No discussion of the Italian media and censorship can get far without mentioning Berlusconi, the billionaire media tycoon and four-time prime minister. Mediaset is made up of three national television networks and a major film studio, while Berlusconi’s other holdings include a major daily newspaper, a leading news magazine, a large publishing house and the country’s largest media buyer. And as prime minister, he has indirect control over RAI — enough, critics say, to pull the strings necessary to put that broadcaster’s “fairness doctrine” into effect.

“It would be difficult to imagine a modern and industrialized country, a member of the G8 and a founding member of the European Union, where a single figure had so much control over the media,” said Domenico Affinito, vice-president of the Italian chapter of Reporters Without Borders. “You might expect this kind of concentration in Turkmenistan or Iran, but it shouldn’t take place in a country like Italy.”

Renzo Santelli, external relations director for the National Federation of Italian Media, agreed.
“Some Berlusconi allies try to draw a parallel with Ted Turner or Rupert Murdoch, but they never had his political ambitions,” Santelli said in an interview. “Some point to Michael Bloomberg, but he is a mayor, not a prime minister, and besides, he put his personal holdings into a blind trust, something Berlusconi has always resisted very aggressively.”

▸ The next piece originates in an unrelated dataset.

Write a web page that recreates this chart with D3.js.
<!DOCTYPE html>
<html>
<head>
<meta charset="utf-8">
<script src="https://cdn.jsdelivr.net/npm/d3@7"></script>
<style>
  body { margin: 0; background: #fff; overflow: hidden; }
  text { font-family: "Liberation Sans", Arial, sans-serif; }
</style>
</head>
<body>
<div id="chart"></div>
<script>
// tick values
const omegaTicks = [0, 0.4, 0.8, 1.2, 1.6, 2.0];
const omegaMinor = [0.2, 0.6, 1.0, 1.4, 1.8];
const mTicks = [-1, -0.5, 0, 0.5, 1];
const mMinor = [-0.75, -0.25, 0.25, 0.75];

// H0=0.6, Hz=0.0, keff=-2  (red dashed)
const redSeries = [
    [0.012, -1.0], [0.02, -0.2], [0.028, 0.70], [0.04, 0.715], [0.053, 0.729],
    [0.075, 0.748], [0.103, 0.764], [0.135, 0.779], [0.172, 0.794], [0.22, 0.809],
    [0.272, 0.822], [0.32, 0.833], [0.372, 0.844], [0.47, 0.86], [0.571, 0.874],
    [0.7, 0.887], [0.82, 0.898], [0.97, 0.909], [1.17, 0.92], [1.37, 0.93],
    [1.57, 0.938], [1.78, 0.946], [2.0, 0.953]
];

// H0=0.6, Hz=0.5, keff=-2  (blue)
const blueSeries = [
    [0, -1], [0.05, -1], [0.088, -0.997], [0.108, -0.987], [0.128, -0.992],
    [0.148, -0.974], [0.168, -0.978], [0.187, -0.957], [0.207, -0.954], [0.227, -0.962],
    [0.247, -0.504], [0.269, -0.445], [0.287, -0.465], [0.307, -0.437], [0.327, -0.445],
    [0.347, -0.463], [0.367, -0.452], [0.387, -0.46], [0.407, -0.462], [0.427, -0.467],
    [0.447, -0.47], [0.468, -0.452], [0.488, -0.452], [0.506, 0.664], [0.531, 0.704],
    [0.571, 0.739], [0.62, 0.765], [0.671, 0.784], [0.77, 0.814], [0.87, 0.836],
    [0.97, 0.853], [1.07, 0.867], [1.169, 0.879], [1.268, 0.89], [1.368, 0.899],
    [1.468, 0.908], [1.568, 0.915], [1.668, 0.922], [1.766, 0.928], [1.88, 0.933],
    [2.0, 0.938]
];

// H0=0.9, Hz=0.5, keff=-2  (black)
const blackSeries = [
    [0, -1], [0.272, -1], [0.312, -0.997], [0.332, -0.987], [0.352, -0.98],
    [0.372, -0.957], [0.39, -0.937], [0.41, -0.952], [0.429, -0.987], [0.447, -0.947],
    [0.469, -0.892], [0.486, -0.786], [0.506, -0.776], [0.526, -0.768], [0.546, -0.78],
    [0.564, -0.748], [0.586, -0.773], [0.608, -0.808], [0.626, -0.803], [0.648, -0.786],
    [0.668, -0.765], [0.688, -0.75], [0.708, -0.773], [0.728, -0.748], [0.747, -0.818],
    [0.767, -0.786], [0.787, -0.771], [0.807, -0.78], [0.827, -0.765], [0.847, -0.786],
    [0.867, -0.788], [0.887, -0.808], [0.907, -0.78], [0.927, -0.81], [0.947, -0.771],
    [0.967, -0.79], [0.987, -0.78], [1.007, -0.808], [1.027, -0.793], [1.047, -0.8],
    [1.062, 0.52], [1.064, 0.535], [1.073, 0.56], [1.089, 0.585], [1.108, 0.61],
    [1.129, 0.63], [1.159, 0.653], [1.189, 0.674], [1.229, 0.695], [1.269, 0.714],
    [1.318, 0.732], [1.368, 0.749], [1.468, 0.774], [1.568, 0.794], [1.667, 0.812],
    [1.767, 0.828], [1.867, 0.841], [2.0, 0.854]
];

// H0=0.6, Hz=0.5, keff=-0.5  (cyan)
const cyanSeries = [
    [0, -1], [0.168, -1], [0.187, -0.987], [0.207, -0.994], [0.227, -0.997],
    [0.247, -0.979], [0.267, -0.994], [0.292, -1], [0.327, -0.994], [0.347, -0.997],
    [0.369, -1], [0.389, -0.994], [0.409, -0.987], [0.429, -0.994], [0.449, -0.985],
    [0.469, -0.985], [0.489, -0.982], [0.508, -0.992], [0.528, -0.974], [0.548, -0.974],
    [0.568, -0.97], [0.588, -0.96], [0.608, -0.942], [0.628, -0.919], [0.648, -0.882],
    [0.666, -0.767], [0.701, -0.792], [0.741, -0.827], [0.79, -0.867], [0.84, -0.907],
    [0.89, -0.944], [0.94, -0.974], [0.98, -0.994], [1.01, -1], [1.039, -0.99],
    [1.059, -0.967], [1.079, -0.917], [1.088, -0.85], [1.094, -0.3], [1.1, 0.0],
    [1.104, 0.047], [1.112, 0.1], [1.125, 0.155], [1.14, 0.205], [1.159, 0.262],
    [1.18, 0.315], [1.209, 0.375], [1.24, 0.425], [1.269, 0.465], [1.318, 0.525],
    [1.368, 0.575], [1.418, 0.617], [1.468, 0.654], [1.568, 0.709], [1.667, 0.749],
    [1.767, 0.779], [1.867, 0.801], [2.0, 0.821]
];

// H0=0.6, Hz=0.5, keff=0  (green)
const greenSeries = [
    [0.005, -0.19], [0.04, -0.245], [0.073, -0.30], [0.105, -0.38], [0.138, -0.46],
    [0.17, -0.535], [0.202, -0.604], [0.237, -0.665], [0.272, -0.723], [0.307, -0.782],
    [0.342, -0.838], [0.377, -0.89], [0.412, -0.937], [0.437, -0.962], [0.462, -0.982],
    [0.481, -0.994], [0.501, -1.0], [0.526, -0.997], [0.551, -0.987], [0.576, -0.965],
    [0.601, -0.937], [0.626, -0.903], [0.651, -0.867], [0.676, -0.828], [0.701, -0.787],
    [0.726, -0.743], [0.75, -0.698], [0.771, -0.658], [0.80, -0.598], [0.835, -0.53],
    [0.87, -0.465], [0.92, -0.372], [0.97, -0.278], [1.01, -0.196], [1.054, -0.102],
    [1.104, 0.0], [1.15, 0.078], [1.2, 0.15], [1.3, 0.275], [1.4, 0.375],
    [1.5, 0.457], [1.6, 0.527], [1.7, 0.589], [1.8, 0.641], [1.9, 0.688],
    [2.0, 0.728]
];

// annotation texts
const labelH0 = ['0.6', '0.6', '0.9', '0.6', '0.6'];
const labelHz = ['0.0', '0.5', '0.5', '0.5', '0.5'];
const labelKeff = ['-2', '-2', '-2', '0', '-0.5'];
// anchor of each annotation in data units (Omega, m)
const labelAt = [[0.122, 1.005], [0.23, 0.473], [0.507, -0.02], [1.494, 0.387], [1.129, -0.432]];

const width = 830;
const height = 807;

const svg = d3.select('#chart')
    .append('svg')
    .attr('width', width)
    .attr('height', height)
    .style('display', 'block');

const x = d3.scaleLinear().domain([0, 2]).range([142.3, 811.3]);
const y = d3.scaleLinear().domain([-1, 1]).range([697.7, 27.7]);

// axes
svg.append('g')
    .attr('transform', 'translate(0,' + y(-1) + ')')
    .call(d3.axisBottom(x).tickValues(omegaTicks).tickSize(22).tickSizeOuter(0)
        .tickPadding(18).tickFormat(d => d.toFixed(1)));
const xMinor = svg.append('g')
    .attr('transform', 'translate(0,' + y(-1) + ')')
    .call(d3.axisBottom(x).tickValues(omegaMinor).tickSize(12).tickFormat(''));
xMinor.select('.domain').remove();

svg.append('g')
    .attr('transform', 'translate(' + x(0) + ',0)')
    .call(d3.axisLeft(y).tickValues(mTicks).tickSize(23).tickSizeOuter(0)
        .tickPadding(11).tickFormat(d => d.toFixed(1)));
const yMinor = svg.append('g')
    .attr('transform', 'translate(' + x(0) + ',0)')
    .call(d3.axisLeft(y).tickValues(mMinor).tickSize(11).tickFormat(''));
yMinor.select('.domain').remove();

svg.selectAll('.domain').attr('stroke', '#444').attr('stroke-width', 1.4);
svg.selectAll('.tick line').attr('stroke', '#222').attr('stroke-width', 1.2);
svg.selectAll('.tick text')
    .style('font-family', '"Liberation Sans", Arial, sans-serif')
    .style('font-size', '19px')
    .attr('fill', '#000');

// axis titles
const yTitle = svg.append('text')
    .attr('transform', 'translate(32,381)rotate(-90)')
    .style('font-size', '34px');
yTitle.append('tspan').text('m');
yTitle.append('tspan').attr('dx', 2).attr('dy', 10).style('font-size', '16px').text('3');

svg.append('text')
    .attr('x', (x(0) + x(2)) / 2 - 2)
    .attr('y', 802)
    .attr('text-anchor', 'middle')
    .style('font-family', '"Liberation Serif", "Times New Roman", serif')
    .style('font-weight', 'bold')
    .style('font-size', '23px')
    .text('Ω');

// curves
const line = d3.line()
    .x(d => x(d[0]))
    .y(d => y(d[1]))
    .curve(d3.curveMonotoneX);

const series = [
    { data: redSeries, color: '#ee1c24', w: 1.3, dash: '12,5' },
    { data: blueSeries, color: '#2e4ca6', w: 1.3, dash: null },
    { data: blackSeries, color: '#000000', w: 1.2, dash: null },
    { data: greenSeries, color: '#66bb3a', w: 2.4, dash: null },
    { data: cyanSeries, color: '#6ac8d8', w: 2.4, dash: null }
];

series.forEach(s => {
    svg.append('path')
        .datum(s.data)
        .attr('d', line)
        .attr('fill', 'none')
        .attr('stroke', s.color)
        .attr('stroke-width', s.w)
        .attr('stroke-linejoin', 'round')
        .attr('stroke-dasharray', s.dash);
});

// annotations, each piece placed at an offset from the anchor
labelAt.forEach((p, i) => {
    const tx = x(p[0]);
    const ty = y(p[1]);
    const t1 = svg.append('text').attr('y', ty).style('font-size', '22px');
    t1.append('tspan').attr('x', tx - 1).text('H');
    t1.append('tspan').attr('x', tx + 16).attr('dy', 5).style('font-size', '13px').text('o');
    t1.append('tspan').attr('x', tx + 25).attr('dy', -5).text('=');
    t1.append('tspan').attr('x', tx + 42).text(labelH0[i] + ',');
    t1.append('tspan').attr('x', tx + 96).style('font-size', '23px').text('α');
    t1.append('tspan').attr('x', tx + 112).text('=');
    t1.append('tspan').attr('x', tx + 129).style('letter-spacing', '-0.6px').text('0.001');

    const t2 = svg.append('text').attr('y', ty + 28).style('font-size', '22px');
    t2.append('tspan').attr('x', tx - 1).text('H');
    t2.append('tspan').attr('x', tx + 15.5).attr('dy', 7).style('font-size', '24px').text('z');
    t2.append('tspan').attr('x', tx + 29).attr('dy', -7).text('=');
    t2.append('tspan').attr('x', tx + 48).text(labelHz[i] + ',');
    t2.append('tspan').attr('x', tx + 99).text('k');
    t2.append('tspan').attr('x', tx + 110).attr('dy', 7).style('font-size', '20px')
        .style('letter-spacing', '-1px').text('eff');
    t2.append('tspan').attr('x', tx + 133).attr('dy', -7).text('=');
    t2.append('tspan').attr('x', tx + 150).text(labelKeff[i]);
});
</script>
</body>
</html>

Berlusconi is a controversial figure outside of Italy, but at home his support levels have been remarkably stable.

“The Italian political spectrum is very polarized, and for every political figure a large part of the electorate is predisposed to oppose them,” said Maria Rossi, co-director of the polling firm Opinioni. “But Berlusconi’s support among those he can reasonably expect support from is almost unwavering.”

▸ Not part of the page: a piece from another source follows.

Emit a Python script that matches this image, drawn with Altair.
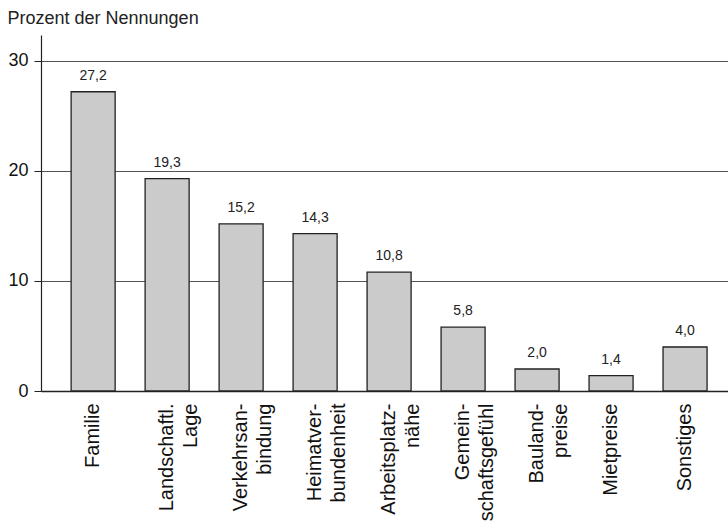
import altair as alt
import pandas as pd

# Gründe für die Wohnortwahl (Prozent der Nennungen)
categories = [
    "Familie",
    "Landschaftl.\nLage",
    "Verkehrsan-\nbindung",
    "Heimatver-\nbundenheit",
    "Arbeitsplatz-\nnähe",
    "Gemein-\nschaftsgefühl",
    "Bauland-\npreise",
    "Mietpreise",
    "Sonstiges",
]
values = [27.2, 19.3, 15.2, 14.3, 10.8, 5.8, 2.0, 1.4, 4.0]
y_ticks = [0, 10, 20, 30]

df = pd.DataFrame({"grund": categories, "anteil": values})

FONT = "Liberation Sans"

x_enc = alt.X(
    "grund:N",
    sort=categories,
    scale=alt.Scale(paddingInner=0.405, paddingOuter=0.345, align=0.59),
    axis=alt.Axis(
        title=None,
        labelAngle=-90,
        labelExpr="split(datum.label, '\\n')",
        labelFont=FONT,
        labelFontSize=20,
        labelLineHeight=24,
        labelColor="#111111",
        labelPadding=12,
        ticks=False,
        domainColor="#222222",
        domainWidth=1.5,
        labelLimit=200,
    ),
)

y_enc = alt.Y(
    "anteil:Q",
    scale=alt.Scale(domain=[0, 32.36], nice=False, zero=True),
    axis=alt.Axis(
        values=y_ticks,
        title="Prozent der Nennungen",
        titleAngle=0,
        titleX=-34,
        titleY=-12,
        titleAlign="left",
        titleBaseline="alphabetic",
        titleFont=FONT,
        titleFontSize=18,
        titleFontWeight="normal",
        titleColor="#222222",
        labelFont=FONT,
        labelFontSize=18,
        labelColor="#111111",
        labelPadding=6,
        tickSize=7,
        tickColor="#222222",
        domainColor="#222222",
        domainWidth=1.2,
        grid=True,
        gridColor="#555555",
        gridWidth=1,
    ),
)

bars = alt.Chart(df).mark_bar(
    fill="#cbcbcb", stroke="#222222", strokeWidth=1.3
).encode(x=x_enc, y=y_enc)

labels = alt.Chart(df).transform_calculate(
    txt="replace(format(datum.anteil, '.1f'), '.', ',')"
).mark_text(
    font=FONT, fontSize=14, color="#222222", baseline="alphabetic", dy=-12
).encode(
    x=alt.X("grund:N", sort=categories),
    y=alt.Y("anteil:Q"),
    text="txt:N",
)

chart = (
    alt.layer(bars, labels)
    .properties(
        width=687,
        height=356,
        autosize=alt.AutoSizeParams(type="none"),
        padding={"left": 41, "top": 35, "right": 0, "bottom": 136},
        background="white",
    )
    .configure_view(stroke=None)
)

chart.save("out.html", embed_options={"renderer": "svg", "actions": False})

In its latest report, released last October, Reporters Without Borders ranked Italy 49th in the world in terms of press freedom, behind countries as unlikely as Surinam, Bosnia and Herzegovina, and Mali. Since Berlusconi entered politics full time in 2001, the country has never ranked higher than 35th, and that was in 2007, during a 20-month span when Berlusconi was out of power.

“Of course, a lot of the problems Italy has in this area can be traced to Berlusconi,” Affinito said. “But the biggest problem comes from the changes in the culture he has fostered. Eventually, Berlusconi will die or retire. But he has changed the whole system dramatically.”

In Italy there are several ways to assert power over the media: the most visible option is through the use of lawsuits. According to Argia Bignami, a Rome attorney specializing in intellectual property issues, a news report can be considered libelous under Italian law unless it meets three criteria: It must be true, it must be newsworthy and it must meet standards for public decency. The third measure is subject to the most interpretation.

“Flawed cases are eventually thrown out, but the process is slow and very expensive,” Bignami said. “A public figure can bleed a media outlet through legal fees.”

The Economist magazine based in the United Kingdom is a good example. When Berlusconi returned to politics after a seven-year hiatus in 2001, the magazine famously ran a cover story showing a pensive close-up of Berlusconi and a large-print headline reading “Why Silvio Berlusconi is unfit to lead Italy.” Berlusconi sued, saying the claim was indecent.

Seven years later, a judge ruled against him and he was ordered to repay $1.2 million in court costs. The Economist has not backed away from its criticisms since then, but it is easy to imagine that most media would buckle under that kind of pressure.

RAI’s fairness doctrine is an example of another strategy in which powerful figures, even if they don’t have any official role in the company, can impact a media outlet’s policies or have troublesome personalities fired or transferred, simply by offering or withholding favors.

Journalists Marco Travaglio and Michele Santoro, two of Berlusconi’s most vocal critics, know that tactic first hand. Both have been fired — and then re-hired, under pressure — from RAI for voicing views unpopular with the Berlusconi camp, and the program they host, AnnoZero, is one of those impacted by the new rules. But for his part, Travaglio said he saw his reinstatement as a positive.

“There are very worrying signs when it comes to press freedom in Italy, but there are encouraging signs as well,” he said. “Maybe the Berlusconi era will come to be seen as a war the Italian media goes through in order to emerge healthier on the other side.”